As the CEO, you are accountable to the board, whilst also expected to lead the Executive Team. The result is that the CEO role can be a lonely role within an organisation. In my case, I addressed this through a conscious effort to develop my peer network of CEOs. We share challenges and successes as well as taking on the role of a critical friend, which benefited both my personal and professional development.

2. How did you become a CEO or executive of a large enterprise? Can you please briefly tell the story?

In my more junior roles, I developed a reputation as a trouble shooter and a risk taker. The result was that I was actively approached to lead challenging and failing areas of the organisations I worked for. The success demonstrated in these roles accelerated my promotion opportunities, so that I secured my first executive role by the age of 30 and my first CEO role by the age of 35.

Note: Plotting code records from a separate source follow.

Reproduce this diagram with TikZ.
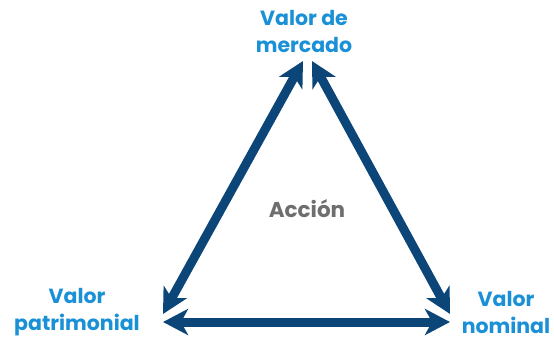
\documentclass[tikz,border=0pt]{standalone}
\usepackage{fontspec}
\setmainfont{Poppins}
\usetikzlibrary{arrows.meta}

\definecolor{arrowblue}{HTML}{0C4577}
\definecolor{labelblue}{HTML}{1A90D6}
\definecolor{textgray}{HTML}{6E6E6E}

\tikzset{
    valarrow/.style={line width=9pt, arrowblue,
        {Stealth[length=25pt,width=26pt,inset=7pt]}-{Stealth[length=25pt,width=26pt,inset=7pt]}},
    vallabel/.style={labelblue, font=\bfseries\fontsize{20.5}{27}\selectfont, align=center, inner sep=0pt}
}

\begin{document}
\begin{tikzpicture}[x=1pt, y=-1pt]

    % Fix the page size
    \useasboundingbox (0,0) rectangle (554,340);

    % Define the arrow tips
    \coordinate (T1) at (303,61);
    \coordinate (T2) at (312,61);
    \coordinate (L1) at (163,314);
    \coordinate (L2) at (163,322);
    \coordinate (R1) at (450,314);
    \coordinate (R2) at (450,322);

    % Draw the three double arrows
    \draw[valarrow] (T1) -- (L1);
    \draw[valarrow] (T2) -- (R1);
    \draw[valarrow] (L2) -- (R2);

    % Add the labels at the corners
    \node[vallabel] (mercado) at (304,31) {Valor de\\mercado};
    \node[vallabel] (patrimonial) at (77,312) {Valor\\patrimonial};
    \node[vallabel] (nominal) at (506,312) {Valor\\nominal};

    % Add the centre text
    \node[textgray, font=\bfseries\fontsize{21.5}{26}\selectfont] (accion) at (307,209) {Acción};

\end{tikzpicture}
\end{document}
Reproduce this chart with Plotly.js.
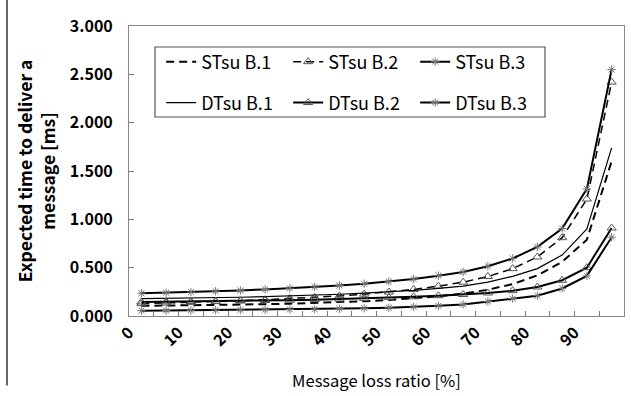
<!DOCTYPE html>
<html><head><meta charset="utf-8">
<script src="https://cdn.plot.ly/plotly-3.0.1.min.js"></script>
<style>html,body{margin:0;padding:0;background:#fff}</style>
</head><body><div id="chart" style="width:631px;height:396px"></div>
<script>
// Message loss ratio [%] (categories)
const lossRatio = [0,5,10,15,20,25,30,35,40,45,50,55,60,65,70,75,80,85,90,95];
const xTickVals = [0,10,20,30,40,50,60,70,80,90];
const xTickText = ['0','10','20','30','40','50','60','70','80','90'];
const yTickVals = [0,0.5,1,1.5,2,2.5,3];

// Expected time to deliver a message [ms]
const stsuB1 = [0.105,0.107,0.110,0.113,0.117,0.122,0.128,0.135,0.143,0.153,0.166,0.182,0.203,0.232,0.272,0.330,0.420,0.560,0.790,1.600];
const stsuB2 = [0.128,0.134,0.141,0.149,0.158,0.168,0.179,0.193,0.208,0.226,0.248,0.275,0.309,0.350,0.409,0.490,0.611,0.810,1.210,2.420];
const stsuB3 = [0.235,0.241,0.248,0.256,0.265,0.275,0.287,0.300,0.316,0.334,0.356,0.383,0.417,0.455,0.515,0.595,0.715,0.905,1.315,2.550];
const dtsuB1 = [0.180,0.182,0.185,0.189,0.194,0.200,0.207,0.215,0.225,0.237,0.250,0.265,0.285,0.310,0.350,0.410,0.490,0.630,0.900,1.740];
const dtsuB2 = [0.145,0.147,0.150,0.153,0.156,0.160,0.164,0.169,0.175,0.182,0.190,0.199,0.210,0.222,0.238,0.262,0.300,0.370,0.500,0.910];
const dtsuB3 = [0.055,0.057,0.059,0.061,0.063,0.065,0.068,0.071,0.075,0.080,0.086,0.094,0.105,0.120,0.150,0.180,0.210,0.285,0.415,0.815];

const halfStep = (lossRatio[1]-lossRatio[0])/2;
const boundaries = lossRatio.slice(1).map((v,i)=>(v+lossRatio[i])/2);
const labelPos = xTickVals.map(v=>v-halfStep);
const FONT = '"Noto Sans CJK JP", "Liberation Sans", sans-serif';

const traces = [
  {name:'STsu B.1', y:stsuB1, line:{color:'#000',width:2,dash:'8px,5px'}, mode:'lines', legend:'legend'},
  {name:'STsu B.2', y:stsuB2, line:{color:'#000',width:1.5,dash:'8px,5px'}, mode:'lines+markers',
    marker:{symbol:'triangle-up-open',size:8,color:'#555',line:{width:1}}, legend:'legend'},
  {name:'STsu B.3', y:stsuB3, line:{color:'#000',width:2}, mode:'lines+markers',
    marker:{symbol:'asterisk-open',size:7,color:'#777',line:{width:1,color:'#777'}}, legend:'legend'},
  {name:'DTsu B.1', y:dtsuB1, line:{color:'#000',width:1.2}, mode:'lines', legend:'legend2'},
  {name:'DTsu B.2', y:dtsuB2, line:{color:'#000',width:2}, mode:'lines+markers',
    marker:{symbol:'triangle-up-open',size:8,color:'#555',line:{width:1}}, legend:'legend2'},
  {name:'DTsu B.3', y:dtsuB3, line:{color:'#000',width:2}, mode:'lines+markers',
    marker:{symbol:'asterisk-open',size:7,color:'#777',line:{width:1,color:'#777'}}, legend:'legend2'}
].map(t=>Object.assign({type:'scatter', x:lossRatio}, t));

const legendCommon = {orientation:'h', xanchor:'left', yanchor:'middle', entrywidth:82,
  font:{family:FONT,size:18,color:'#000'}, bgcolor:'rgba(0,0,0,0)', borderwidth:0, itemwidth:30};

const layout = {
  width:631, height:396,
  margin:{l:129, r:7, t:26, b:80},
  paper_bgcolor:'#fff', plot_bgcolor:'#fff',
  font:{family:FONT, color:'#000'},
  showlegend:true,
  legend:Object.assign({x:0.065, y:0.876}, legendCommon),
  legend2:Object.assign({x:0.065, y:0.735}, legendCommon),
  xaxis:{
    range:[-2.5,97.5], showgrid:false, zeroline:false,
    showline:true, mirror:true, linecolor:'#888', linewidth:1,
    tickmode:'array', tickvals:labelPos, ticktext:xTickText, ticks:'',
    tickangle:-45, tickfont:{family:FONT,size:16,weight:'bold'},
    minor:{tickmode:'array', tickvals:boundaries, ticks:'inside', ticklen:5, tickcolor:'#777', tickwidth:1, showgrid:false},
    title:{text:'Message loss ratio [%]', font:{family:FONT,size:16.5}, standoff:25}
  },
  yaxis:{
    range:[0,3], showgrid:false, zeroline:false,
    showline:true, mirror:true, linecolor:'#888', linewidth:1,
    tickmode:'array', tickvals:yTickVals, tickformat:'.3f',
    ticks:'inside', ticklen:5, tickcolor:'#777',
    ticklabelstandoff:12,
    tickfont:{family:FONT,size:16,weight:'bold'},
    title:{text:'Expected time to deliver a<br>message [ms]', font:{family:FONT,size:17.5,weight:'bold'}, standoff:9}
  },
  shapes:[
    {type:'rect', xref:'paper', yref:'paper', x0:0.0525, x1:0.8404, y0:0.6862, y1:0.9276,
     line:{color:'#555',width:1.2}, fillcolor:'#fff', layer:'above'},
    {type:'line', xref:'paper', yref:'paper', x0:-0.2465, x1:-0.2465, y0:1.09, y1:-0.24,
     line:{color:'#333',width:1.5}}
  ]
};

Plotly.newPlot('chart', traces, layout, {displayModeBar:false, staticPlot:true});
</script>
</body></html>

3. How do you structure your work days from waking up to going to sleep?

I am fortunate that my CEO role has a lot of variety, so there is no such thing as a typical day. That said, there are some common features to the way in which I structure my working days. In the morning, I typically undertake a review of emails to check if anything urgent has come through that might impact on my priorities for the day ahead. I always make time for lunch (even if it’s a working lunch!) and I try to get a sensible balance of paperwork and people over the course of the day. Late afternoon and early evening, I tend to make time for my family, but then I make up for this by doing some work in the evenings once the children are in bed (typically this is when I do any necessary reading).

4. What's the most recent significant leadership lesson you've learned?
Leadership is not about perfection; it is about the clarity of the vision and integrity of the journey. Being explicit about what success looks like at all levels of the organisation and supporting others to achieve that success helps to drive rapid progress. I have led a number of staff reorganisations in recent years and I have learnt that they are most successful when they present opportunities for professional growth that are aligned to organisational priorities.

5. What's one book that has had a profound impact on your leadership so far? Can you please briefly tell the story of how that book impacted your leadership?

This is a tough question as I’ve read a lot of books! I have narrowed it down to two. The first is Infonomics: how to monetize, manage, and measure information as an asset for competitive advantage by Douglas Laney. Whilst I have always used data to measure organisational performance and to drive strategic decision making, this book helped me to take that a stage further and to consider how even the simplest of data can provide a commercial advantage. The principles have broad applicability across the public, private and third sectors.

The second is Black Box Thinking by Matthew Syed. The mantra of failures being an important part of the learning process is not new, but this book explores and encourages a more forensic analysis of failures to achieve high performance through successive marginal gains.

6. How do you build leadership capacity in a large enterprise?

At the heart of capacity building is having faith in the wider workforce. I have sometimes been criticised in the past for giving people opportunities well beyond their comfort zone and encouraging rapid progression. I see this approach more as a ‘hand up’ than a ‘hand out’ and it means that talent can emerge quickly from any area of the organisation. This also presents some risks, which need to be mitigated. Ultimately, capacity building has been successful if you manage to create an organisation that can function successfully without overly depending on you.

7. What is one meaningful story that comes to mind from your time as a CEO or executive of a large enterprise so far?

The nature of strategy, vision and organisational devilment is that it is often forward-looking. In my current CEO role, a significant factor in the growth and success of the organisation was ensuring that I remembered to look backwards too. The importance of institutional memory should not be underestimated and in my case, the active re-engagement of former CEOs and Presidents proved to be essential both commercially and reputationally. In the words of Isaac Newton, ‘if I have seen further, it is by standing on the shoulders of giants’.